■ Task requirements: Transcribe the full listing exactly, and drop every picture.
[begin Material shown]
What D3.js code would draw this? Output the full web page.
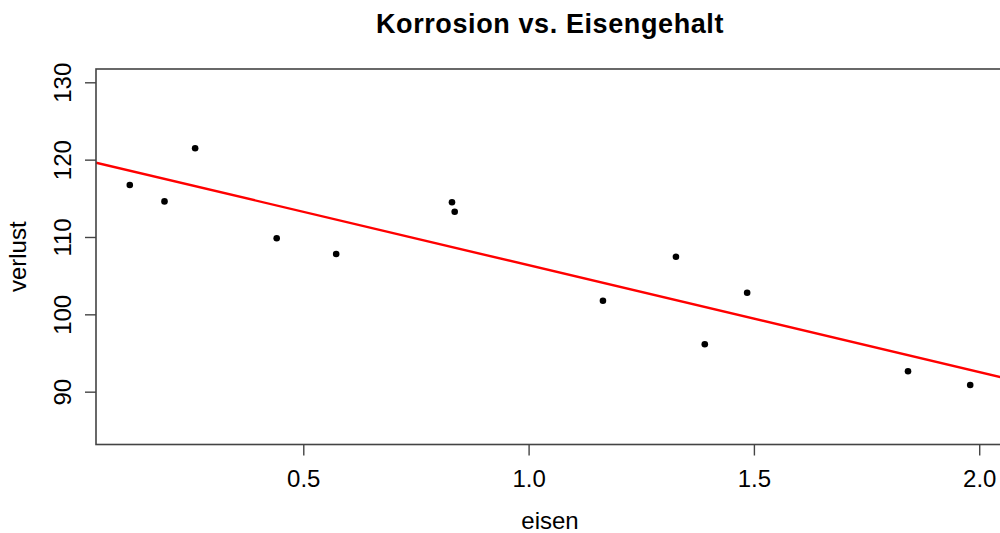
<!DOCTYPE html>
<html>
<head>
<meta charset="utf-8">
<script src="https://cdn.jsdelivr.net/npm/d3@7"></script>
<style>
  html, body { margin: 0; padding: 0; background: #fff; }
  svg { display: block; font-family: "Liberation Sans", Arial, Helvetica, sans-serif; }
</style>
</head>
<body>
<svg id="chart" width="1000" height="533"></svg>
<script>
// ---- data ----
const eisen   = [0.115, 0.192, 0.260, 0.441, 0.573, 0.830, 0.836, 1.165, 1.327, 1.391, 1.485, 1.842, 1.980];
const verlust = [116.72, 114.6, 121.47, 109.83, 107.8, 114.49, 113.27, 101.76, 107.45, 96.13, 102.8, 92.64, 90.87];
const fitIntercept = 120.16;
const fitSlope = -13.81;
const xTicks = [0.5, 1.0, 1.5, 2.0];
const yTicks = [90, 100, 110, 120, 130];
const xDomain = [0.040, 2.055];
const yDomain = [83.17, 131.72];
const titleText = "Korrosion vs. Eisengehalt";
const xLabel = "eisen";
const yLabel = "verlust";

// ---- layout ----
const svg = d3.select("#chart");
const L = 96, R = 1004, T = 69, B = 444.5;
const FONT = "'Liberation Sans', Arial, Helvetica, sans-serif";

const x = d3.scaleLinear().domain(xDomain).range([L, R]);
const y = d3.scaleLinear().domain(yDomain).range([B, T]);

svg.append("defs").append("clipPath").attr("id", "clip")
  .append("rect").attr("x", L).attr("y", T).attr("width", R - L).attr("height", B - T);

// regression line
const lineData = xDomain.map(v => ({ x: v, y: fitIntercept + fitSlope * v }));
svg.append("path")
  .datum(lineData)
  .attr("clip-path", "url(#clip)")
  .attr("fill", "none")
  .attr("stroke", "#ff0000")
  .attr("stroke-width", 2.4)
  .attr("d", d3.line().x(d => x(d.x)).y(d => y(d.y)));

// points
svg.append("g").selectAll("circle")
  .data(eisen.map((e, i) => ({ x: e, y: verlust[i] })))
  .join("circle")
  .attr("cx", d => x(d.x))
  .attr("cy", d => y(d.y))
  .attr("r", 3.3)
  .attr("fill", "#000");

// box
svg.append("rect")
  .attr("x", L).attr("y", T).attr("width", R - L).attr("height", B - T)
  .attr("fill", "none").attr("stroke", "#444").attr("stroke-width", 1.6);

// x axis
const gx = svg.append("g").attr("transform", `translate(0,${B})`)
  .call(d3.axisBottom(x).tickValues(xTicks).tickSize(11).tickFormat(d3.format(".1f")));
gx.select(".domain").remove();
gx.selectAll(".tick line").attr("stroke", "#444").attr("stroke-width", 1.4);
gx.selectAll(".tick text")
  .attr("y", 42.5).attr("dy", 0)
  .attr("fill", "#000")
  .style("font-size", "24px")
  .style("font-family", FONT);

// y axis
const gy = svg.append("g").attr("transform", `translate(${L},0)`)
  .call(d3.axisLeft(y).tickValues(yTicks).tickSize(11).tickFormat(d3.format("d")));
gy.select(".domain").remove();
gy.selectAll(".tick line").attr("stroke", "#444").attr("stroke-width", 1.4);
gy.selectAll(".tick text")
  .attr("transform", "rotate(-90)")
  .attr("x", 0).attr("y", -25).attr("dy", 0)
  .attr("text-anchor", "middle")
  .attr("fill", "#000")
  .style("font-size", "24px")
  .style("font-family", FONT);

// title
svg.append("text")
  .attr("x", (L + R) / 2).attr("y", 32.7)
  .attr("text-anchor", "middle")
  .attr("font-weight", "bold")
  .style("font-size", "27px")
  .style("letter-spacing", "0.6px")
  .attr("fill", "#000")
  .text(titleText);

// axis labels
svg.append("text")
  .attr("x", (L + R) / 2).attr("y", 529)
  .attr("text-anchor", "middle")
  .style("font-size", "24px")
  .attr("fill", "#000")
  .text(xLabel);

svg.append("text")
  .attr("transform", `translate(26,${(T + B) / 2}) rotate(-90)`)
  .attr("text-anchor", "middle")
  .style("font-size", "24px")
  .attr("fill", "#000")
  .text(yLabel);
</script>
</body>
</html>
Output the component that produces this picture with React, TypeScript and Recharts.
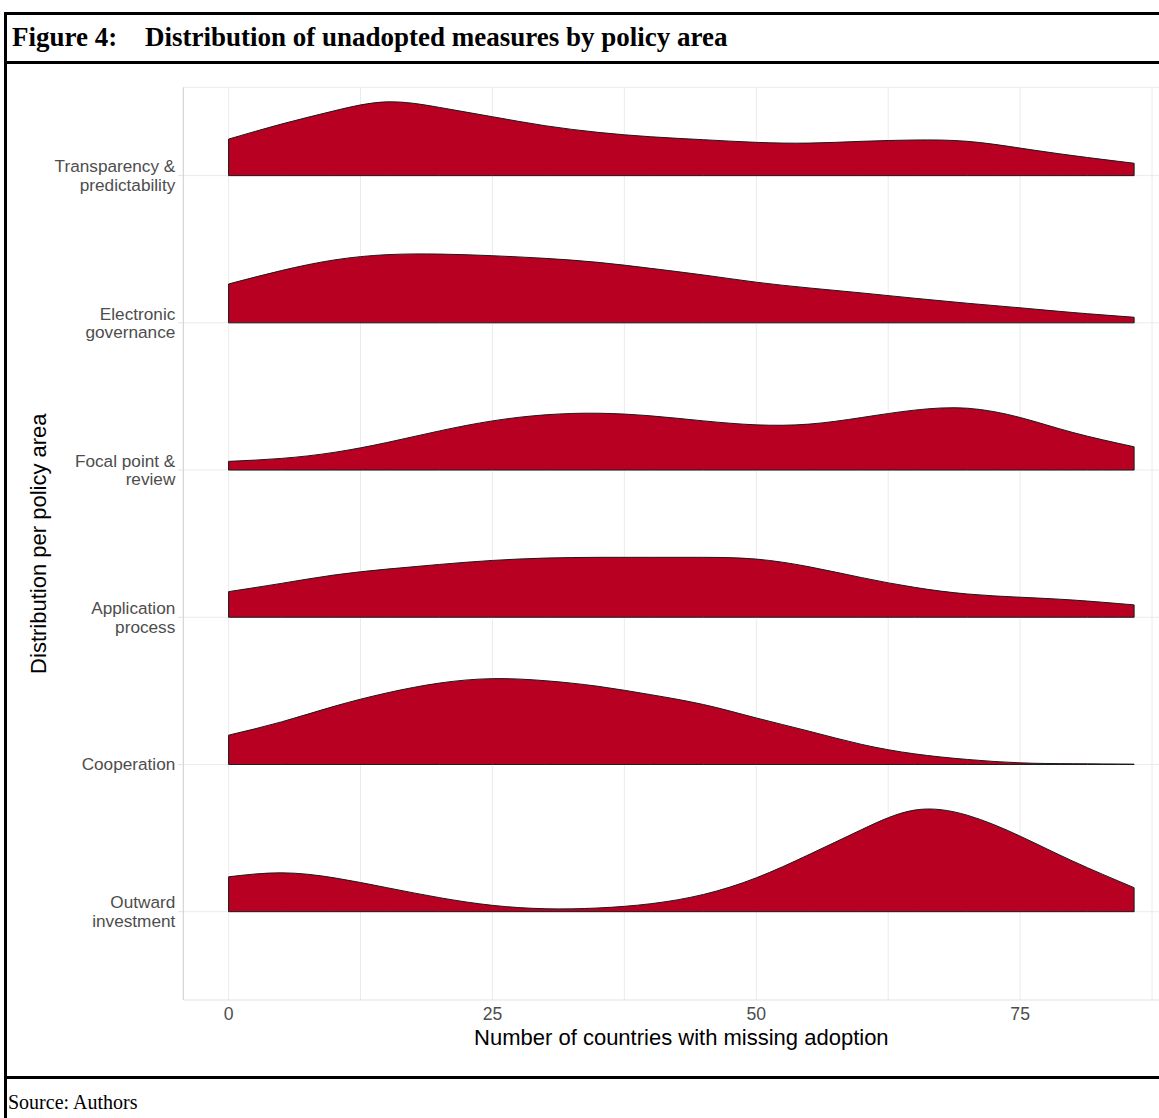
[end Material shown]
■ The answer:
What D3.js code would draw this? Output the full web page.
<!DOCTYPE html>
<html>
<head>
<meta charset="utf-8">
<script src="https://cdn.jsdelivr.net/npm/d3@7"></script>
<style>
  html, body { margin: 0; padding: 0; background: #fff; }
  svg { display: block; font-family: "Liberation Sans", Arial, Helvetica, sans-serif; }
</style>
</head>
<body>
<svg id="chart" width="1000" height="533"></svg>
<script>
// ---- data ----
const eisen   = [0.115, 0.192, 0.260, 0.441, 0.573, 0.830, 0.836, 1.165, 1.327, 1.391, 1.485, 1.842, 1.980];
const verlust = [116.72, 114.6, 121.47, 109.83, 107.8, 114.49, 113.27, 101.76, 107.45, 96.13, 102.8, 92.64, 90.87];
const fitIntercept = 120.16;
const fitSlope = -13.81;
const xTicks = [0.5, 1.0, 1.5, 2.0];
const yTicks = [90, 100, 110, 120, 130];
const xDomain = [0.040, 2.055];
const yDomain = [83.17, 131.72];
const titleText = "Korrosion vs. Eisengehalt";
const xLabel = "eisen";
const yLabel = "verlust";

// ---- layout ----
const svg = d3.select("#chart");
const L = 96, R = 1004, T = 69, B = 444.5;
const FONT = "'Liberation Sans', Arial, Helvetica, sans-serif";

const x = d3.scaleLinear().domain(xDomain).range([L, R]);
const y = d3.scaleLinear().domain(yDomain).range([B, T]);

svg.append("defs").append("clipPath").attr("id", "clip")
  .append("rect").attr("x", L).attr("y", T).attr("width", R - L).attr("height", B - T);

// regression line
const lineData = xDomain.map(v => ({ x: v, y: fitIntercept + fitSlope * v }));
svg.append("path")
  .datum(lineData)
  .attr("clip-path", "url(#clip)")
  .attr("fill", "none")
  .attr("stroke", "#ff0000")
  .attr("stroke-width", 2.4)
  .attr("d", d3.line().x(d => x(d.x)).y(d => y(d.y)));

// points
svg.append("g").selectAll("circle")
  .data(eisen.map((e, i) => ({ x: e, y: verlust[i] })))
  .join("circle")
  .attr("cx", d => x(d.x))
  .attr("cy", d => y(d.y))
  .attr("r", 3.3)
  .attr("fill", "#000");

// box
svg.append("rect")
  .attr("x", L).attr("y", T).attr("width", R - L).attr("height", B - T)
  .attr("fill", "none").attr("stroke", "#444").attr("stroke-width", 1.6);

// x axis
const gx = svg.append("g").attr("transform", `translate(0,${B})`)
  .call(d3.axisBottom(x).tickValues(xTicks).tickSize(11).tickFormat(d3.format(".1f")));
gx.select(".domain").remove();
gx.selectAll(".tick line").attr("stroke", "#444").attr("stroke-width", 1.4);
gx.selectAll(".tick text")
  .attr("y", 42.5).attr("dy", 0)
  .attr("fill", "#000")
  .style("font-size", "24px")
  .style("font-family", FONT);

// y axis
const gy = svg.append("g").attr("transform", `translate(${L},0)`)
  .call(d3.axisLeft(y).tickValues(yTicks).tickSize(11).tickFormat(d3.format("d")));
gy.select(".domain").remove();
gy.selectAll(".tick line").attr("stroke", "#444").attr("stroke-width", 1.4);
gy.selectAll(".tick text")
  .attr("transform", "rotate(-90)")
  .attr("x", 0).attr("y", -25).attr("dy", 0)
  .attr("text-anchor", "middle")
  .attr("fill", "#000")
  .style("font-size", "24px")
  .style("font-family", FONT);

// title
svg.append("text")
  .attr("x", (L + R) / 2).attr("y", 32.7)
  .attr("text-anchor", "middle")
  .attr("font-weight", "bold")
  .style("font-size", "27px")
  .style("letter-spacing", "0.6px")
  .attr("fill", "#000")
  .text(titleText);

// axis labels
svg.append("text")
  .attr("x", (L + R) / 2).attr("y", 529)
  .attr("text-anchor", "middle")
  .style("font-size", "24px")
  .attr("fill", "#000")
  .text(xLabel);

svg.append("text")
  .attr("transform", `translate(26,${(T + B) / 2}) rotate(-90)`)
  .attr("text-anchor", "middle")
  .style("font-size", "24px")
  .attr("fill", "#000")
  .text(yLabel);
</script>
</body>
</html>
Output the component that produces this picture with React, TypeScript and Recharts.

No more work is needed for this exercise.